* begin *
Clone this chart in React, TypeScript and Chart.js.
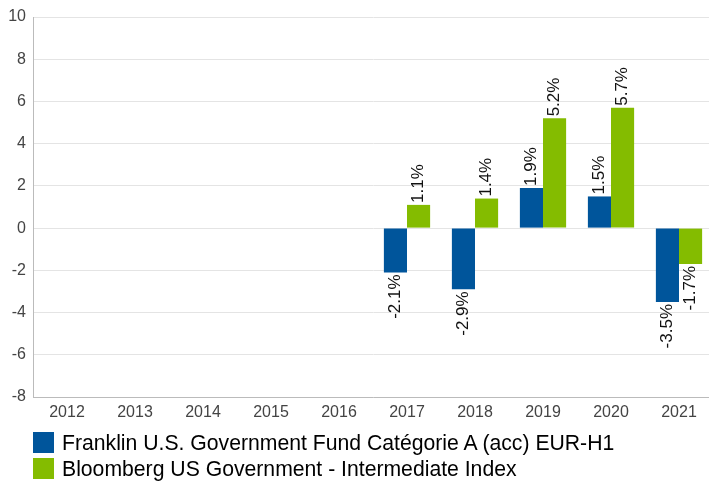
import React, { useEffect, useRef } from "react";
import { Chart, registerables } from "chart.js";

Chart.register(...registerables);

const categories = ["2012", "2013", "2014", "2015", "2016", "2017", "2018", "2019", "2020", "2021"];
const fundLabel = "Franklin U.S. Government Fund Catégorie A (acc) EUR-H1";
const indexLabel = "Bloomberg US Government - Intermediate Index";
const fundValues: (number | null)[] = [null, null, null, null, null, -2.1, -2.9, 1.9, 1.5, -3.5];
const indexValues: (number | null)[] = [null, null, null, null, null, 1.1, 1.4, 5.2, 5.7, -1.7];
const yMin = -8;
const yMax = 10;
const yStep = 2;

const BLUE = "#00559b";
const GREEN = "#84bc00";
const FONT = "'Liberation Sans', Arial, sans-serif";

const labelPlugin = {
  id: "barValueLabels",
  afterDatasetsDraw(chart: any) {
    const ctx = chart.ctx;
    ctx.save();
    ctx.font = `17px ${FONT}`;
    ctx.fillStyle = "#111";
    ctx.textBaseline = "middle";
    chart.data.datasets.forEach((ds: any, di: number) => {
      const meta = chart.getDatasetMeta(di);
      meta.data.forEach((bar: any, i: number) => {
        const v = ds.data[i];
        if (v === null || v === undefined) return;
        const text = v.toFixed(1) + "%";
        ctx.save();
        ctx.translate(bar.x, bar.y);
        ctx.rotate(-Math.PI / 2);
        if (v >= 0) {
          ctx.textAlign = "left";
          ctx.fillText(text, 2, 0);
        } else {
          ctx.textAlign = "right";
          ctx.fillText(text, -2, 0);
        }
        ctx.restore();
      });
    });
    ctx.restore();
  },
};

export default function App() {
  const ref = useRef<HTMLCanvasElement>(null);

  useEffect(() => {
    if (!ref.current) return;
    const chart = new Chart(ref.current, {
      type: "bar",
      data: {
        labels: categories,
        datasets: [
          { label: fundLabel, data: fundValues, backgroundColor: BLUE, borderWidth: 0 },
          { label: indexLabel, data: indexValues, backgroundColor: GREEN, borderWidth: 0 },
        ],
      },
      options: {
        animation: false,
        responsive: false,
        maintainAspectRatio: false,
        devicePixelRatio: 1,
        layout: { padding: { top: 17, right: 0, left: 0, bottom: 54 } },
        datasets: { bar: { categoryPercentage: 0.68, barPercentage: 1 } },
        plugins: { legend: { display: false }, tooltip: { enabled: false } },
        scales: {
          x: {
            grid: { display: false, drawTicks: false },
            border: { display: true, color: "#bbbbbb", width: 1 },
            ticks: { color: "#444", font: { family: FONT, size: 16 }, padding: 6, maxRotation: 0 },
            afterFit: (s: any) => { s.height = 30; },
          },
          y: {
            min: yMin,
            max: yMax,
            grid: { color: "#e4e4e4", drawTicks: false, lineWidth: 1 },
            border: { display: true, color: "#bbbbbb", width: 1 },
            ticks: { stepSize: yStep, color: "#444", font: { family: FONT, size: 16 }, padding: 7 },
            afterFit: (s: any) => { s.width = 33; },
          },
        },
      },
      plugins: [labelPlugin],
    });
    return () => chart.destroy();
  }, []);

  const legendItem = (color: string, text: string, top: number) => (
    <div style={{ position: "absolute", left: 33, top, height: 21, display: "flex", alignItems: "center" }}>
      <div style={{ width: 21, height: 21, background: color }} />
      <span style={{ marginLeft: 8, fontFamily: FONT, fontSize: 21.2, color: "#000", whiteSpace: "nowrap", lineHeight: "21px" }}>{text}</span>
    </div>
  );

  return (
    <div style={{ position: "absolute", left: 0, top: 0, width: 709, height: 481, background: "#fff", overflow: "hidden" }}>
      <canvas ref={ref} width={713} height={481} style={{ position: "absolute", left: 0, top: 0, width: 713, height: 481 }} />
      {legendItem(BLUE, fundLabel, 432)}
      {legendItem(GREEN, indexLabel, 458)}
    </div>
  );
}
* end *
Job ->
Give again exactly the lines running from the beginning of the material above through the line that contains "const yStep = 2;", and leave out every picture.

Solution to this exercise ->
Clone this chart in React, TypeScript and Chart.js.
import React, { useEffect, useRef } from "react";
import { Chart, registerables } from "chart.js";

Chart.register(...registerables);

const categories = ["2012", "2013", "2014", "2015", "2016", "2017", "2018", "2019", "2020", "2021"];
const fundLabel = "Franklin U.S. Government Fund Catégorie A (acc) EUR-H1";
const indexLabel = "Bloomberg US Government - Intermediate Index";
const fundValues: (number | null)[] = [null, null, null, null, null, -2.1, -2.9, 1.9, 1.5, -3.5];
const indexValues: (number | null)[] = [null, null, null, null, null, 1.1, 1.4, 5.2, 5.7, -1.7];
const yMin = -8;
const yMax = 10;
const yStep = 2;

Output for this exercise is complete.